--- begin Given records ---

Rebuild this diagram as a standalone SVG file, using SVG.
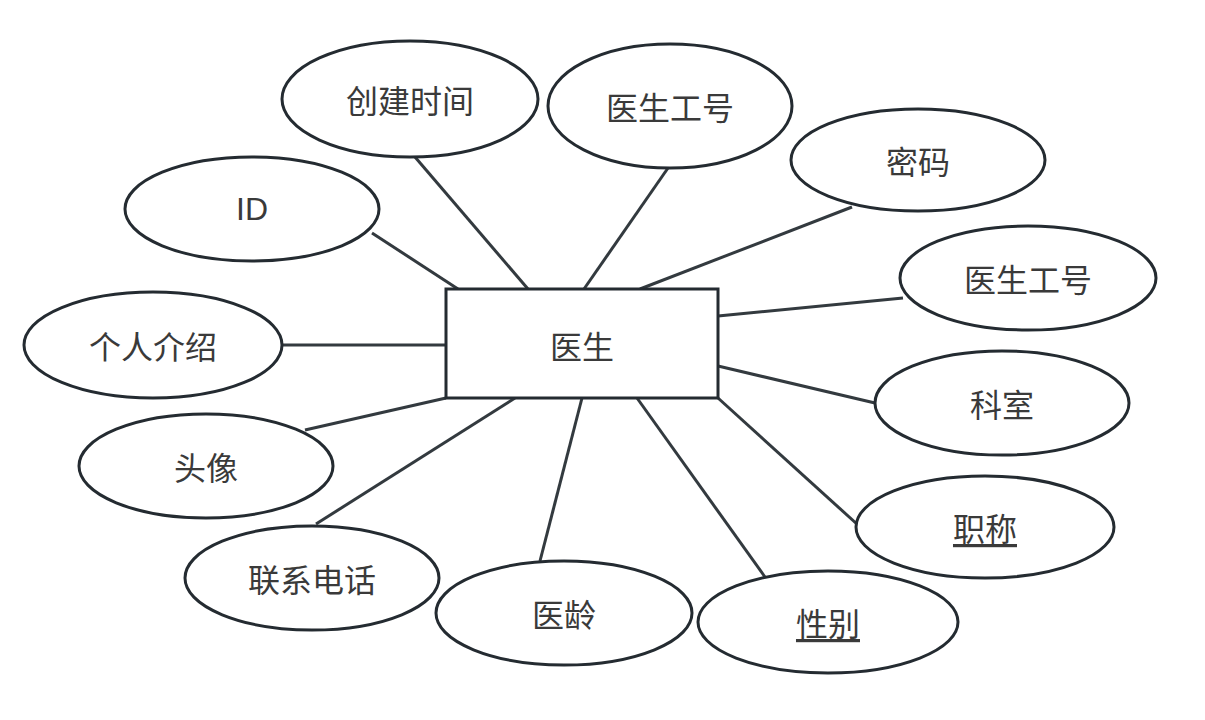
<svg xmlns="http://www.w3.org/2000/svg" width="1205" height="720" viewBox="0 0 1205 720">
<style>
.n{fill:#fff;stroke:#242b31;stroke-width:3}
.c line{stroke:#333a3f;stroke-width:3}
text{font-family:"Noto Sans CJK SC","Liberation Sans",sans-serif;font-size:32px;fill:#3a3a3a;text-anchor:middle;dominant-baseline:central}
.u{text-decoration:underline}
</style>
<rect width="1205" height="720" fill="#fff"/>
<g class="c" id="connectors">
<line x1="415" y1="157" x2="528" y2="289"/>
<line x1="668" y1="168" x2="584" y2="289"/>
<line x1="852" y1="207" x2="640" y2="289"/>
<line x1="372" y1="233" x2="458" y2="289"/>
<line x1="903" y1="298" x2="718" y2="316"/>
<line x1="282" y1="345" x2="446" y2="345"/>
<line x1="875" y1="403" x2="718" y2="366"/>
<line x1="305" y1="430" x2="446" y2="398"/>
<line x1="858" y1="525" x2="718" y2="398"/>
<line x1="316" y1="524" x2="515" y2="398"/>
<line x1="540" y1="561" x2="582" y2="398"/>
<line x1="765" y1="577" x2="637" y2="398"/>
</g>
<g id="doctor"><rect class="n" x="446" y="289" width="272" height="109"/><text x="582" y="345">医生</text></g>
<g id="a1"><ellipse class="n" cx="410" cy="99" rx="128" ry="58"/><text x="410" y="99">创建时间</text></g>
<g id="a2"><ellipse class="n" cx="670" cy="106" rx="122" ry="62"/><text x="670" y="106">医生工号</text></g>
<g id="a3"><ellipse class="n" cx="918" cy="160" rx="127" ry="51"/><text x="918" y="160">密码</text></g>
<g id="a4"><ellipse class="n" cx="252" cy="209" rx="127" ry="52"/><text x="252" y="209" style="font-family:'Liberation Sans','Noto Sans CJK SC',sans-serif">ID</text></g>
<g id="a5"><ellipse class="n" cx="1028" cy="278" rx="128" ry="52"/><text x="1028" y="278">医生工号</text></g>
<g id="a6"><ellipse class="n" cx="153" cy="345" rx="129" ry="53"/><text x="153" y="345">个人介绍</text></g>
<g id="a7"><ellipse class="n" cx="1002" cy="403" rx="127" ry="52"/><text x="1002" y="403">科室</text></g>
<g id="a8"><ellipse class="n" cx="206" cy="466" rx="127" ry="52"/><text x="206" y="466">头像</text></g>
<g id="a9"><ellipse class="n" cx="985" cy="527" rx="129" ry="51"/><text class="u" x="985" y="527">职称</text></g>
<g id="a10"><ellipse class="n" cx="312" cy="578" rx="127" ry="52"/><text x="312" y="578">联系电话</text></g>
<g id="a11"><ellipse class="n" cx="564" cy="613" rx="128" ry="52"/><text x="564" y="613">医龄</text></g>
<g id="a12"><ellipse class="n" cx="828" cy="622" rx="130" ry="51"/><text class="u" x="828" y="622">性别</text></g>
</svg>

--- end Given records ---
--- begin Given records ---

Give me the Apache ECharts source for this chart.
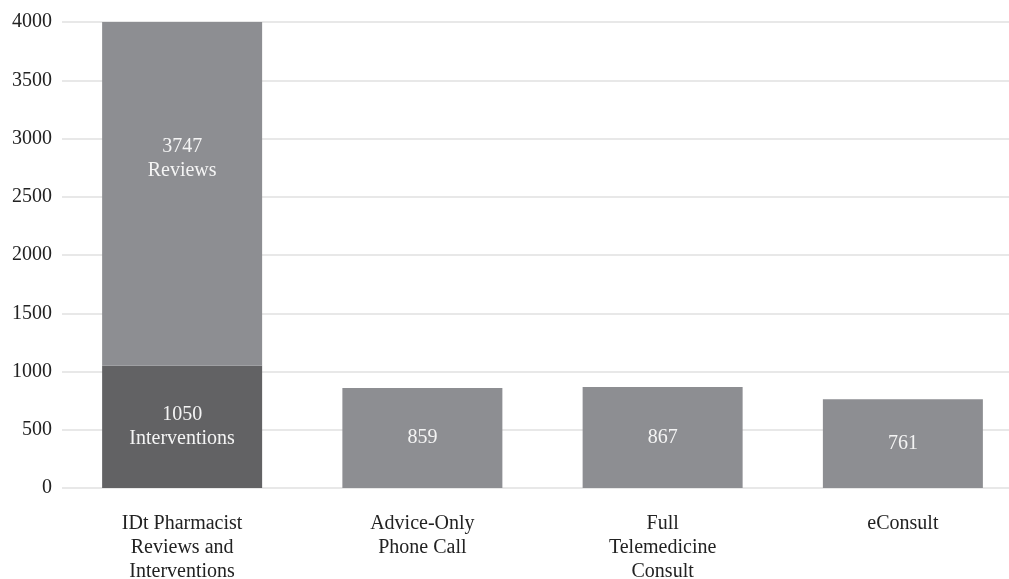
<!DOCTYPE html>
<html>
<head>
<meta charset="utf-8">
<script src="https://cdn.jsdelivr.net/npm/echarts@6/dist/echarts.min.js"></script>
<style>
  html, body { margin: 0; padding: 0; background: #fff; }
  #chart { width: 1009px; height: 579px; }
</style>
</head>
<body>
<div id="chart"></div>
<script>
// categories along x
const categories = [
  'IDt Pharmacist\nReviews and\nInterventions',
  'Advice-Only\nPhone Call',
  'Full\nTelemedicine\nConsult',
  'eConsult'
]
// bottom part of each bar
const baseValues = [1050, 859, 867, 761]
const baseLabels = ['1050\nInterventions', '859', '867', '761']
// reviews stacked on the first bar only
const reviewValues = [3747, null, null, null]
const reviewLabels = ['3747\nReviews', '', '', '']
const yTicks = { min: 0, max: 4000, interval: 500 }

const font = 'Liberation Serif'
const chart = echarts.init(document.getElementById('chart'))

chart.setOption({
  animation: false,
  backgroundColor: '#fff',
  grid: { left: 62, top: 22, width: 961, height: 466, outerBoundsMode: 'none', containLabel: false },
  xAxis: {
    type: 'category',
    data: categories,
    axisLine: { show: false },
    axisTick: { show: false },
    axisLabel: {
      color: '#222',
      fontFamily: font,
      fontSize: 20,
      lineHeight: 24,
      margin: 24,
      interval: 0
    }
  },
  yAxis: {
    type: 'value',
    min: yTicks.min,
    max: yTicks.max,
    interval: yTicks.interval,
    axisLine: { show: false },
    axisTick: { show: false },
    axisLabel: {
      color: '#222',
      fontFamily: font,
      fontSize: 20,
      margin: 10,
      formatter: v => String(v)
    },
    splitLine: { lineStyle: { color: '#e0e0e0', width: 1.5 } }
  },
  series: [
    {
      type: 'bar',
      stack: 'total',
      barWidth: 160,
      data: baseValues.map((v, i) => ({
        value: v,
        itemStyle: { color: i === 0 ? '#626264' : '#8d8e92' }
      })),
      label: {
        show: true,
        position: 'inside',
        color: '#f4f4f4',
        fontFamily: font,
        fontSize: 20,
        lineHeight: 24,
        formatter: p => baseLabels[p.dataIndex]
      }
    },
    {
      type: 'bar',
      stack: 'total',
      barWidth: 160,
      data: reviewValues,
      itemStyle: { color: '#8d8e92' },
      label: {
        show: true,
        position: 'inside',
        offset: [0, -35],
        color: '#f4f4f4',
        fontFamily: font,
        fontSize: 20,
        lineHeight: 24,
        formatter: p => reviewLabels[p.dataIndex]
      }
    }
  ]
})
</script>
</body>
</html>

--- end Given records ---

Gather from the entries above all lines that include the string "this".

- [Output]
Rebuild this diagram as a standalone SVG file, using SVG.
Give me the Apache ECharts source for this chart.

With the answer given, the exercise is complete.